Voisard 2004: 15 – 26) (Gruteser & Grunwald 2003) (Snekkenes 2001). LBS applications

provide users with navigation, and information about the associated activities within an area of interest. Thus, LBS providers need to access users’ locations upon their permission to afford them the required services. Even though LBS by law and policies do not share users’ information with other parties, there are no guarantees for these actions. That is the reason that LBS are included in the semi-honest services category.

Generally, to protect the location information, the first step is by establishing transparent policies with the network and service providers regarding location data. Secondly, by implementing solutions which assist providing an adequate level of location privacy. A typical solution makes use of blurring and obfuscation techniques to hide the exact location from the serving network; this is done by sending slightly modified inaccurate location data. In their paper, Rechert et al. proposed the following suggestions:

1. Observation frequency: a mobile device with a software installed to detect the operator’s control messages used for location updates. Such software can control the frequency of updates, additionally informs the user about the network activity.

2. Observation accuracy: this means reducing the accuracy of observation by the network, it can be achieved as follows:

a. Sending empty UL-U messages

b. Sending less accurate UL-U messages.

c. Using time offset with the sent reports, to avoid connecting a place with time observation.

Figure 33 illustrates the update mechanism and its relation with the location accuracy. In these figures, update measurements were increased from one in A to six in C. Figures B and C show that more updates give higher accuracy of the user’s location. It is clear that, increasing the number of updates reveals user’s exact location, thus violates his location privacy.

Figure 33: Location accuracy with different set of measurements (Rechert et al. 2013).

A) One measurement B) Four measurements C) Six measurements

The second solution concerns the LBS services. With LBS, the security situation is better since they do not have direct access to users, and they operate through the data network part. Solutions to protect users from localization include using K anonymity servers and mix zones. A mix zone is similar to a mix node (Chaum 1981: 84 – 88), where in a spatial area, user activities before and after crossing the mix zone cannot be linked (Bettini, Wang

& Jajodia 2005: 185 – 199). In a mix zone, users’ identities get mixed so their activities get anonymized. To choose a mix zone, it has to be smaller than the coverage area of a location update; otherwise the given mixing procedure will not be sufficient to provide the needed anonymization (Beresford & Stajano 2003: 46 – 55). This is illustrated in Figure 34.

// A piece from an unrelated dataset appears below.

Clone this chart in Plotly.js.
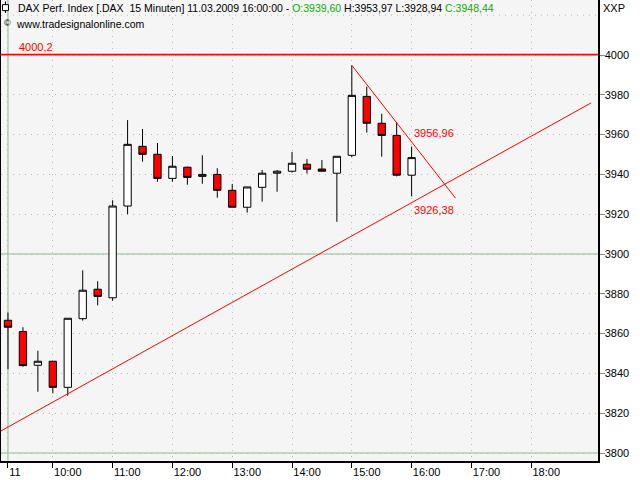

Figure 34: 4 mix zones, Coffee shop, Airline, Bank and the whole combined area (Beresford & Stajano 2003).

Another solution is by implementing K-anonymity identity server (Gedik & Liu 2008: 1 – 18) (Zuberi, Lall & Ahmad 2012: 196 – 201). In this scenario a user’s identity will be mixed with K-1 identities within the area of interest. K value specifies the accuracy and anonymity level, large values of K insures high anonymity level with low accuracy while a small value gives a low anonymity level with high considerable location accuracy. K values are controllable, thus they can be different from a user to another. Figure 35 illustrates the idea of K anonymity technique.

Figure 35: Data/distance cloaking, K-anonymity (Zuberi et al. 2012).

Another similar solution is by using of Network Address Translation (NAT) routers. In IP communication, NAT “RFC1631” (Egevang & Francis 1994) “RFC2663” (Srisuresh &

Holdrege 1999) is used to connect a set of dynamically assigned IP addresses to the WAN network via a static IP address; thus NAT internal addresses by default are not visible to the other WAN applications and protocols. This configuration provides an advanced level of anonymity since service providers will not be able to identify the users’ real addresses.

Additionally, encrypting the traffic between users and the serving network protects users from the network surveillance. However, NAT systems do not support end to end encryption schemes like IPSec in general, but this difficulty can be overcome by applying application layer encryption, e.g. TLS/SSL.